The variation of these over a long period of market history is pretty severe. We're in a period of relative calm now. (and guess what? We've got someone boasting about his credit spread returns.) For how long? No one knows. Let's just say that the frequency and the severity of discontinuities is itself discontinuous. Therein lies the problem.
 
Garbage credit spread blowouts (peak to trough)

7/07... SPX loses 185 points in four weeks

10/07... SPX loses 170 points in six weeks

12/07... SPX loses 250+ points in six weeks

Less than six consecutive months in 2007. 2008 was absolutely CATASTROPHIC for sellers of credit spreads.
 
I've lurked on here for a while. I've read the 2000 page thread OptionsCoach had, on credit spreads.

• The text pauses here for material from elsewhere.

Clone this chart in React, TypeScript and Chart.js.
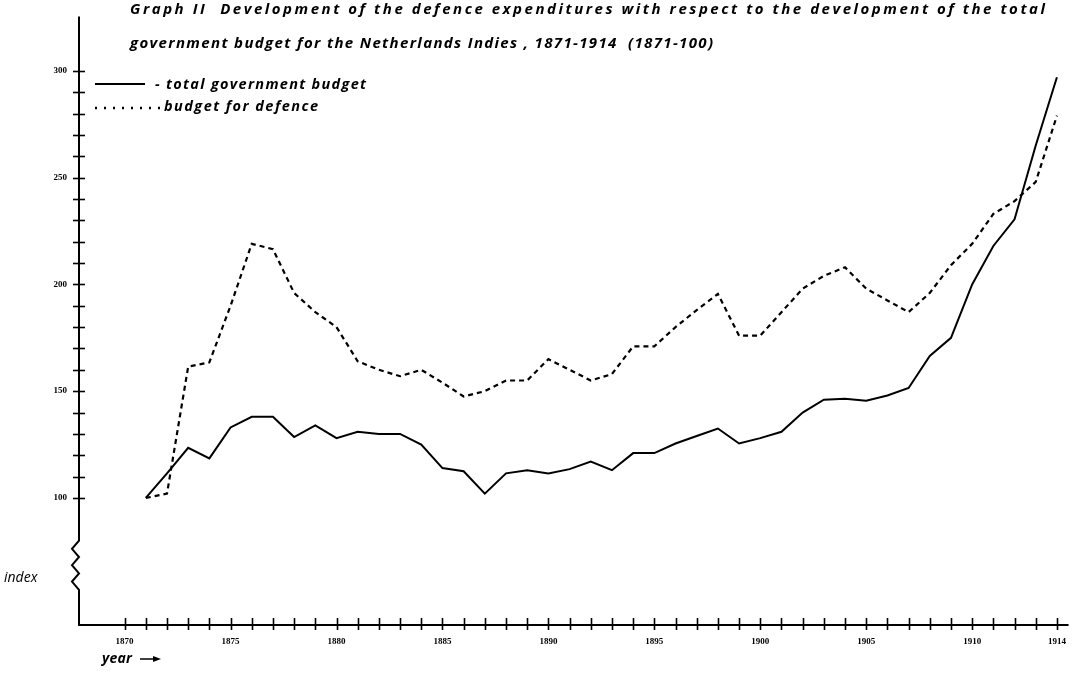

That was quite a read.

Forget all the talk on negative expectancy, having 'no edge', the greeks, delta-neutral, gamma risk, risking $10 to make $1, horrible r/r... that '2008 was a horrible year for spreads' .... on and on.

How do you counter the RESULTS that these people were able to produce (as an example):

http://www.monthlycashthruoptions.com/ReturnOnInvestment.htm

Their results go back to 2006. They survived 2008. They've been net positive, year after year. Look at their trades.

Disclaimer: I'm not a member of their service... but you can't argue with their results, can you? There are other 'garbage' credit services out there... but not these people.

Howard may be an older man... and an easy target (I respect my elders)... but how do you argue with real results, real money, real risk management - from people who have actually traded credit spreads, successfully, in good and bad times?
 
Quote from atticus:

Garbage credit spread blowouts (peak to trough)

Less than six consecutive months in 2007. 2008 was absolutely CATASTROPHIC for sellers of credit spreads.

"Asked and answered, counselor"... Everyone on the thread has advised Howard about blowout risks. He's willing to take the chance, so G-d bless. He's not a young guy, and he may well dodge the black swan till his last days, and leave a nice sum to his heirs and assigns.